- **Requirements**
Omit all images. Transcribe the rest of the material below exactly.
:::::
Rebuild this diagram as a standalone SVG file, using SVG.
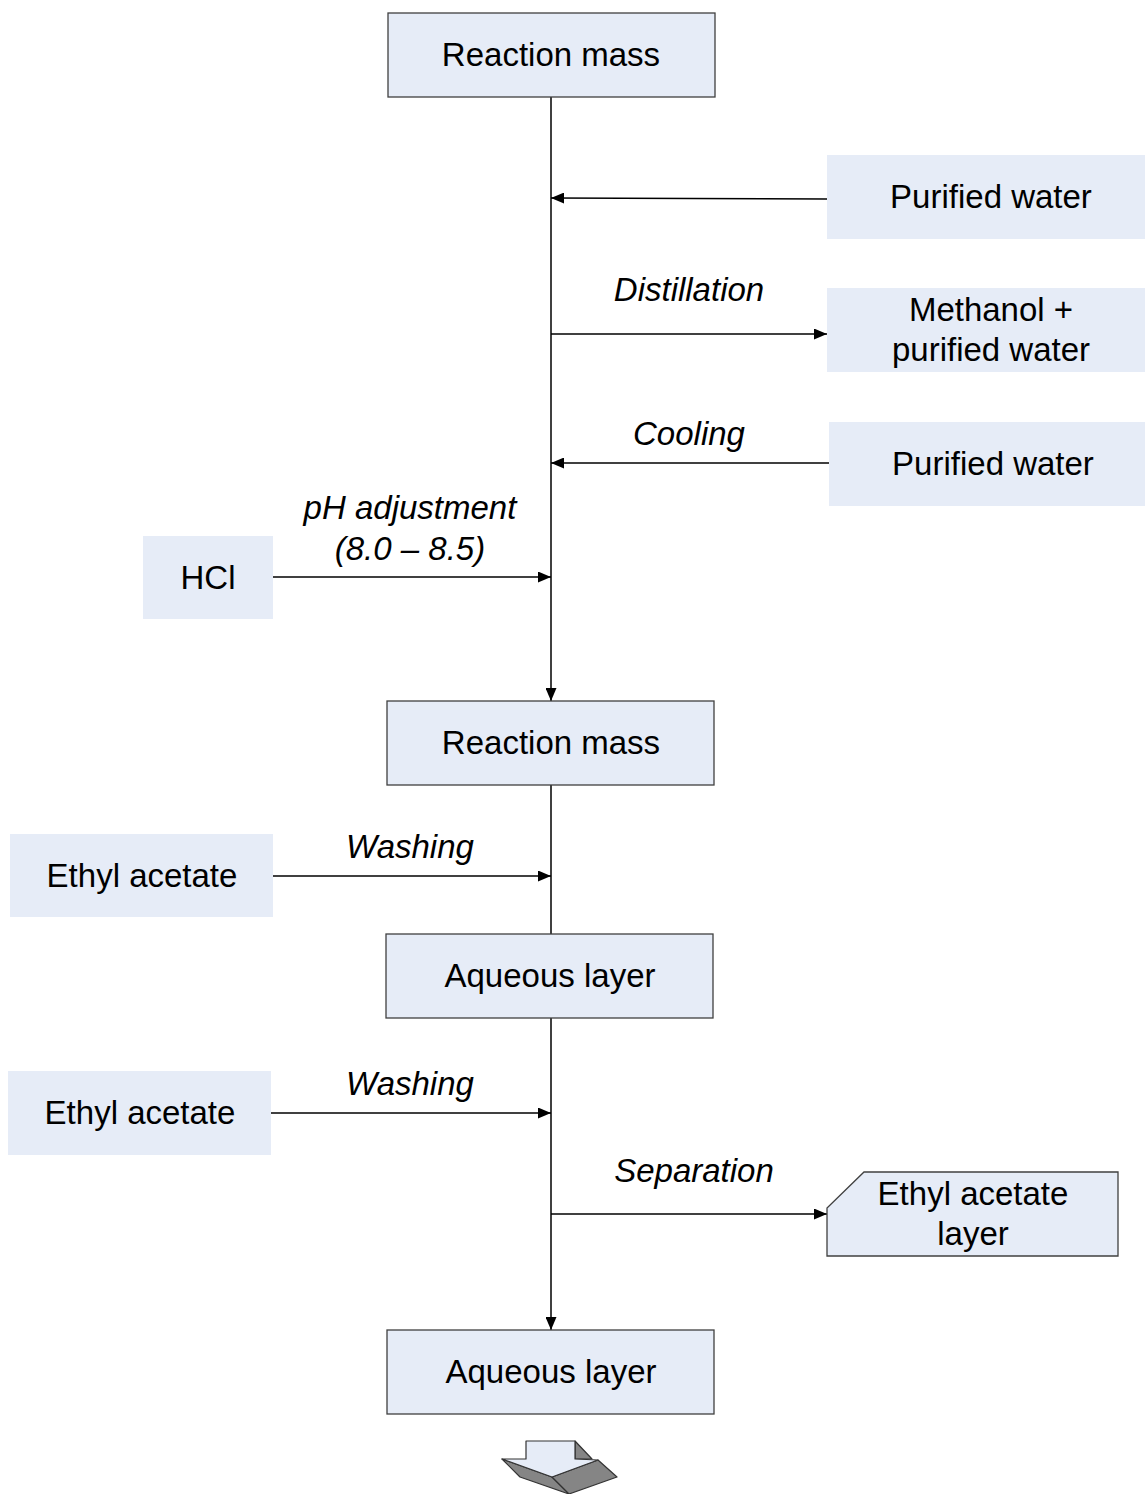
<svg xmlns="http://www.w3.org/2000/svg" width="1145" height="1494" viewBox="0 0 1145 1494">
<style>
.box{fill:#e6ecf7;stroke:#404040;stroke-width:1.3}
.plain{fill:#e6ecf7}
.t{font-family:"Liberation Sans",Arial,sans-serif;font-size:33px;fill:#000;text-anchor:middle}
.lbl{font-family:"Liberation Sans",Arial,sans-serif;font-size:33px;font-style:italic;fill:#000;text-anchor:middle}
.c{stroke:#000;stroke-width:1.5;fill:none}
.face{fill:#e6ecf7;stroke:#333;stroke-width:1.2;stroke-linejoin:round}
.side{fill:#858585;stroke:#333;stroke-width:1.2;stroke-linejoin:round}
</style>
<defs>
<marker id="ah" viewBox="0 0 13 11" refX="13" refY="5.5" markerWidth="13" markerHeight="11" markerUnits="userSpaceOnUse" orient="auto">
<path d="M0,0 L13,5.5 L0,11 Z" fill="#000"/>
</marker>
</defs>
<g id="connectors">
<line class="c" x1="551" y1="97" x2="551" y2="701" marker-end="url(#ah)"/>
<line class="c" x1="551" y1="785" x2="551" y2="934"/>
<line class="c" x1="551" y1="1018" x2="551" y2="1330" marker-end="url(#ah)"/>
<line class="c" x1="827" y1="199" x2="551" y2="198" marker-end="url(#ah)"/>
<line class="c" x1="551" y1="334" x2="827" y2="334" marker-end="url(#ah)"/>
<line class="c" x1="829" y1="463" x2="551" y2="463" marker-end="url(#ah)"/>
<line class="c" x1="273" y1="577" x2="551" y2="577" marker-end="url(#ah)"/>
<line class="c" x1="273" y1="876" x2="551" y2="876" marker-end="url(#ah)"/>
<line class="c" x1="271" y1="1113" x2="551" y2="1113" marker-end="url(#ah)"/>
<line class="c" x1="551" y1="1214" x2="827" y2="1214" marker-end="url(#ah)"/>
</g>
<g id="labels">
<text class="lbl" x="689" y="301">Distillation</text>
<text class="lbl" x="689" y="445">Cooling</text>
<text class="lbl" x="410" y="519">pH adjustment</text>
<text class="lbl" x="410" y="560">(8.0 – 8.5)</text>
<text class="lbl" x="410" y="858">Washing</text>
<text class="lbl" x="410" y="1095">Washing</text>
<text class="lbl" x="694" y="1182">Separation</text>
</g>
<g id="n_reaction1"><rect class="box" x="388" y="13" width="327" height="84"/><text class="t" x="551" y="66">Reaction mass</text></g>
<g id="n_water1"><rect class="plain" x="827" y="155" width="318" height="84"/><text class="t" x="991" y="208">Purified water</text></g>
<g id="n_methanol"><rect class="plain" x="827" y="288" width="318" height="84"/><text class="t" x="991" y="321">Methanol +</text><text class="t" x="991" y="361">purified water</text></g>
<g id="n_water2"><rect class="plain" x="829" y="422" width="316" height="84"/><text class="t" x="993" y="475">Purified water</text></g>
<g id="n_hcl"><rect class="plain" x="143" y="536" width="130" height="83"/><text class="t" x="208" y="589">HCl</text></g>
<g id="n_reaction2"><rect class="box" x="387" y="701" width="327" height="84"/><text class="t" x="551" y="754">Reaction mass</text></g>
<g id="n_ethyl1"><rect class="plain" x="10" y="834" width="263" height="83"/><text class="t" x="142" y="887">Ethyl acetate</text></g>
<g id="n_aqueous1"><rect class="box" x="386" y="934" width="327" height="84"/><text class="t" x="550" y="987">Aqueous layer</text></g>
<g id="n_ethyl2"><rect class="plain" x="8" y="1071" width="263" height="84"/><text class="t" x="140" y="1124">Ethyl acetate</text></g>
<g id="n_ethyllayer"><path class="box" d="M864,1172 L1118,1172 L1118,1256 L827,1256 L827,1208 Z"/><text class="t" x="973" y="1205">Ethyl acetate</text><text class="t" x="973" y="1245">layer</text></g>
<g id="n_aqueous2"><rect class="box" x="387" y="1330" width="327" height="84"/><text class="t" x="551" y="1383">Aqueous layer</text></g>
<g id="n_continue">
<polygon class="side" points="575,1441 592,1459 575,1459"/>
<polygon class="side" points="502,1459 552,1477 569,1494 520,1477"/>
<polygon class="side" points="552,1477 598,1460 617,1477 569,1494"/>
<polygon class="face" points="526,1441 575,1441 575,1459 598,1460 552,1477 502,1459 526,1459"/>
</g>
</svg>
:::::
- **The answer**
Rebuild this diagram as a standalone SVG file, using SVG.
<svg xmlns="http://www.w3.org/2000/svg" width="1145" height="1494" viewBox="0 0 1145 1494">
<style>
.box{fill:#e6ecf7;stroke:#404040;stroke-width:1.3}
.plain{fill:#e6ecf7}
.t{font-family:"Liberation Sans",Arial,sans-serif;font-size:33px;fill:#000;text-anchor:middle}
.lbl{font-family:"Liberation Sans",Arial,sans-serif;font-size:33px;font-style:italic;fill:#000;text-anchor:middle}
.c{stroke:#000;stroke-width:1.5;fill:none}
.face{fill:#e6ecf7;stroke:#333;stroke-width:1.2;stroke-linejoin:round}
.side{fill:#858585;stroke:#333;stroke-width:1.2;stroke-linejoin:round}
</style>
<defs>
<marker id="ah" viewBox="0 0 13 11" refX="13" refY="5.5" markerWidth="13" markerHeight="11" markerUnits="userSpaceOnUse" orient="auto">
<path d="M0,0 L13,5.5 L0,11 Z" fill="#000"/>
</marker>
</defs>
<g id="connectors">
<line class="c" x1="551" y1="97" x2="551" y2="701" marker-end="url(#ah)"/>
<line class="c" x1="551" y1="785" x2="551" y2="934"/>
<line class="c" x1="551" y1="1018" x2="551" y2="1330" marker-end="url(#ah)"/>
<line class="c" x1="827" y1="199" x2="551" y2="198" marker-end="url(#ah)"/>
<line class="c" x1="551" y1="334" x2="827" y2="334" marker-end="url(#ah)"/>
<line class="c" x1="829" y1="463" x2="551" y2="463" marker-end="url(#ah)"/>
<line class="c" x1="273" y1="577" x2="551" y2="577" marker-end="url(#ah)"/>
<line class="c" x1="273" y1="876" x2="551" y2="876" marker-end="url(#ah)"/>
<line class="c" x1="271" y1="1113" x2="551" y2="1113" marker-end="url(#ah)"/>
<line class="c" x1="551" y1="1214" x2="827" y2="1214" marker-end="url(#ah)"/>
</g>
<g id="labels">
<text class="lbl" x="689" y="301">Distillation</text>
<text class="lbl" x="689" y="445">Cooling</text>
<text class="lbl" x="410" y="519">pH adjustment</text>
<text class="lbl" x="410" y="560">(8.0 – 8.5)</text>
<text class="lbl" x="410" y="858">Washing</text>
<text class="lbl" x="410" y="1095">Washing</text>
<text class="lbl" x="694" y="1182">Separation</text>
</g>
<g id="n_reaction1"><rect class="box" x="388" y="13" width="327" height="84"/><text class="t" x="551" y="66">Reaction mass</text></g>
<g id="n_water1"><rect class="plain" x="827" y="155" width="318" height="84"/><text class="t" x="991" y="208">Purified water</text></g>
<g id="n_methanol"><rect class="plain" x="827" y="288" width="318" height="84"/><text class="t" x="991" y="321">Methanol +</text><text class="t" x="991" y="361">purified water</text></g>
<g id="n_water2"><rect class="plain" x="829" y="422" width="316" height="84"/><text class="t" x="993" y="475">Purified water</text></g>
<g id="n_hcl"><rect class="plain" x="143" y="536" width="130" height="83"/><text class="t" x="208" y="589">HCl</text></g>
<g id="n_reaction2"><rect class="box" x="387" y="701" width="327" height="84"/><text class="t" x="551" y="754">Reaction mass</text></g>
<g id="n_ethyl1"><rect class="plain" x="10" y="834" width="263" height="83"/><text class="t" x="142" y="887">Ethyl acetate</text></g>
<g id="n_aqueous1"><rect class="box" x="386" y="934" width="327" height="84"/><text class="t" x="550" y="987">Aqueous layer</text></g>
<g id="n_ethyl2"><rect class="plain" x="8" y="1071" width="263" height="84"/><text class="t" x="140" y="1124">Ethyl acetate</text></g>
<g id="n_ethyllayer"><path class="box" d="M864,1172 L1118,1172 L1118,1256 L827,1256 L827,1208 Z"/><text class="t" x="973" y="1205">Ethyl acetate</text><text class="t" x="973" y="1245">layer</text></g>
<g id="n_aqueous2"><rect class="box" x="387" y="1330" width="327" height="84"/><text class="t" x="551" y="1383">Aqueous layer</text></g>
<g id="n_continue">
<polygon class="side" points="575,1441 592,1459 575,1459"/>
<polygon class="side" points="502,1459 552,1477 569,1494 520,1477"/>
<polygon class="side" points="552,1477 598,1460 617,1477 569,1494"/>
<polygon class="face" points="526,1441 575,1441 575,1459 598,1460 552,1477 502,1459 526,1459"/>
</g>
</svg>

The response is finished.